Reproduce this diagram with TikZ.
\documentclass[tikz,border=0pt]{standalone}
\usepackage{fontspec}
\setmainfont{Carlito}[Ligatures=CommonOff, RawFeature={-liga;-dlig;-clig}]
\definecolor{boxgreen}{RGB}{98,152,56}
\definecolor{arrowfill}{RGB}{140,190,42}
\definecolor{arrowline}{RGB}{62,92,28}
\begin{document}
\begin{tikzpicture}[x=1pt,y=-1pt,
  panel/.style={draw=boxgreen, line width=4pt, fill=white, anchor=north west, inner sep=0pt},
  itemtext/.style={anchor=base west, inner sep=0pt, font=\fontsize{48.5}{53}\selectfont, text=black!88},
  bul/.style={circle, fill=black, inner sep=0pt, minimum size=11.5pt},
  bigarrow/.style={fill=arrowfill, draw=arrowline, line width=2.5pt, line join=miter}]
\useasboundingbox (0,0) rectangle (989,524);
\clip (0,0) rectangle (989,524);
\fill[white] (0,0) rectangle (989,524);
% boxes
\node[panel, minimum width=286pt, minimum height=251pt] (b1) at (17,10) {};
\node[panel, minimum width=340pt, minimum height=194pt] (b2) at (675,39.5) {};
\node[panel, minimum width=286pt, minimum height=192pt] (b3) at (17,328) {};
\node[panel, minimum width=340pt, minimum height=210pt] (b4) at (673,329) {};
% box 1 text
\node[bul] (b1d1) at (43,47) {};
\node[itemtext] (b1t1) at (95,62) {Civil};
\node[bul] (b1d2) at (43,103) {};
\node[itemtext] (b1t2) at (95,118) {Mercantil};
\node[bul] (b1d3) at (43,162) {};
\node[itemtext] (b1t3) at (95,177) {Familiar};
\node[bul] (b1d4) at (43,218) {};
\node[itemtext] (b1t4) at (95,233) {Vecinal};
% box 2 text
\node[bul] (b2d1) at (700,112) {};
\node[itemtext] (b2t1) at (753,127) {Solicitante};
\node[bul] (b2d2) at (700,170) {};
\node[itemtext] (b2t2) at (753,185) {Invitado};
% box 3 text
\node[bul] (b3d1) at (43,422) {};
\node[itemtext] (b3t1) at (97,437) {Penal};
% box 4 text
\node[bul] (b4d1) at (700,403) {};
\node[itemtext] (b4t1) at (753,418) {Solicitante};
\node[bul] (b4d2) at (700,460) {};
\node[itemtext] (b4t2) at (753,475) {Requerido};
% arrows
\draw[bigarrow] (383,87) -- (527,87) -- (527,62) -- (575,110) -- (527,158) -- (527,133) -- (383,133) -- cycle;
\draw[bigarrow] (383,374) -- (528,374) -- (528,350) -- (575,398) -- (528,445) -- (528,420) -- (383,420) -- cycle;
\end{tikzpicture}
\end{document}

==

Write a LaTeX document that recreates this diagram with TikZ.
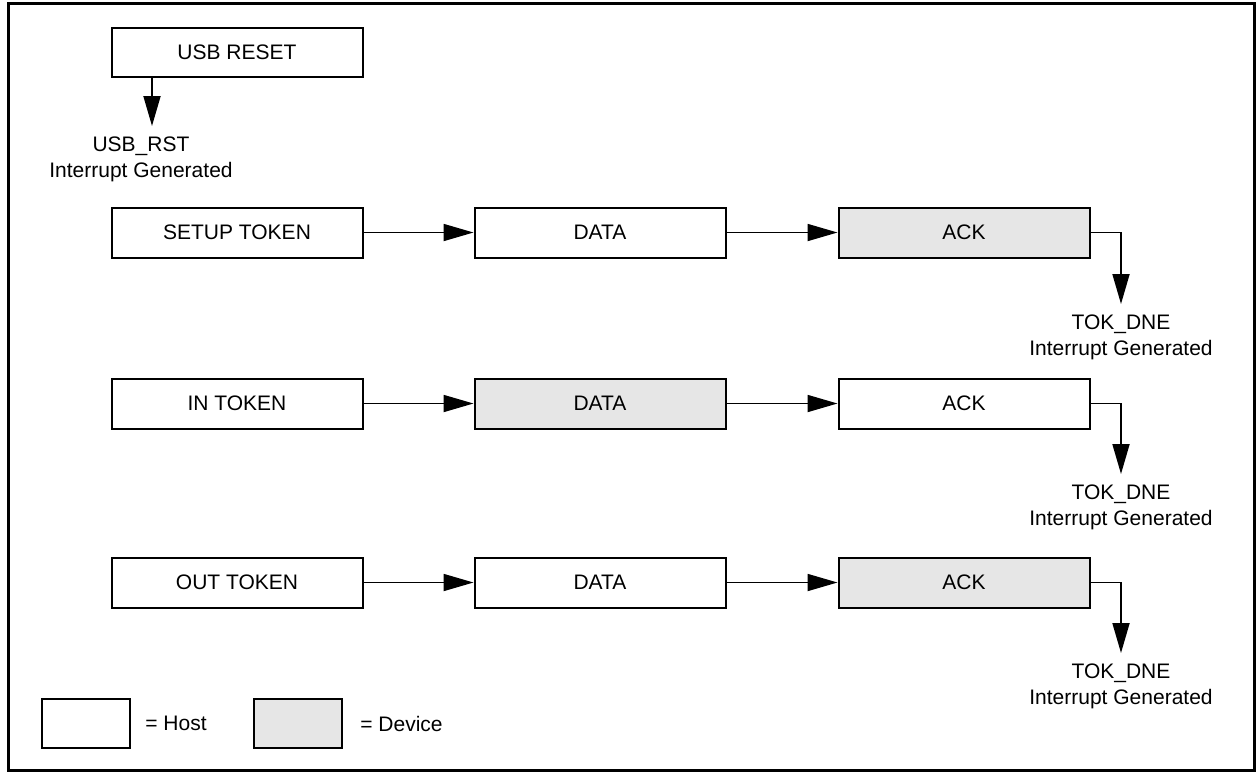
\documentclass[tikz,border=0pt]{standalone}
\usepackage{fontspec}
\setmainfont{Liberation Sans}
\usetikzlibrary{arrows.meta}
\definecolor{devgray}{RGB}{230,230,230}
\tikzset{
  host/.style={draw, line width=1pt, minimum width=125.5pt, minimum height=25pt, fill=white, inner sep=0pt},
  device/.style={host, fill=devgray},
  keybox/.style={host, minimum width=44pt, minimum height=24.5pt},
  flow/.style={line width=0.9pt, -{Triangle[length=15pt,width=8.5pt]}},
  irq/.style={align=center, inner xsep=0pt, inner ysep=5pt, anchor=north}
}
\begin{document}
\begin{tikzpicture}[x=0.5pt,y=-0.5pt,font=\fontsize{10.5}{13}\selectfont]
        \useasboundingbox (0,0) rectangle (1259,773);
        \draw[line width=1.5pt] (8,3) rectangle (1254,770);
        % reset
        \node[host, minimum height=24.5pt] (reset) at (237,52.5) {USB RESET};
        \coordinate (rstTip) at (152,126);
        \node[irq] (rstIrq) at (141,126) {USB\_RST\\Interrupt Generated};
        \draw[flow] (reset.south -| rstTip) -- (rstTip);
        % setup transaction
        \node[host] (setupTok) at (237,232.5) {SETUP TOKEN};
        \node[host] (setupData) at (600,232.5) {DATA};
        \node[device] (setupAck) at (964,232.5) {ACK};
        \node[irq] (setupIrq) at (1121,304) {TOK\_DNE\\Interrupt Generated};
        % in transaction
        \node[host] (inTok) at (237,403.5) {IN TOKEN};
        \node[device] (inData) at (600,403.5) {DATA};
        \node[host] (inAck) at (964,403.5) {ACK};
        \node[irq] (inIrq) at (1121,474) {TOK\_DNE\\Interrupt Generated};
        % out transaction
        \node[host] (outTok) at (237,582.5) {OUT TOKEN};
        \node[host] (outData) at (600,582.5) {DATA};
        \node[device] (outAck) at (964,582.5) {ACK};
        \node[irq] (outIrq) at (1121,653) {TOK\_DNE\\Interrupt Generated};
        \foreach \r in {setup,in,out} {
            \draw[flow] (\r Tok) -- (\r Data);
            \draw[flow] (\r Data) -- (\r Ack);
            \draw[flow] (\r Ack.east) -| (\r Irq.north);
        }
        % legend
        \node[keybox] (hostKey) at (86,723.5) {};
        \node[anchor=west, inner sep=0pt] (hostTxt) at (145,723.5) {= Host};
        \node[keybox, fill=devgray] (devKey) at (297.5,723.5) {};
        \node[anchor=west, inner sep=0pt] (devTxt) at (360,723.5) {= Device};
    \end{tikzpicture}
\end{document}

To do |
Collect each line containing the string "diagram".

Complete output |
Reproduce this diagram with TikZ.
Write a LaTeX document that recreates this diagram with TikZ.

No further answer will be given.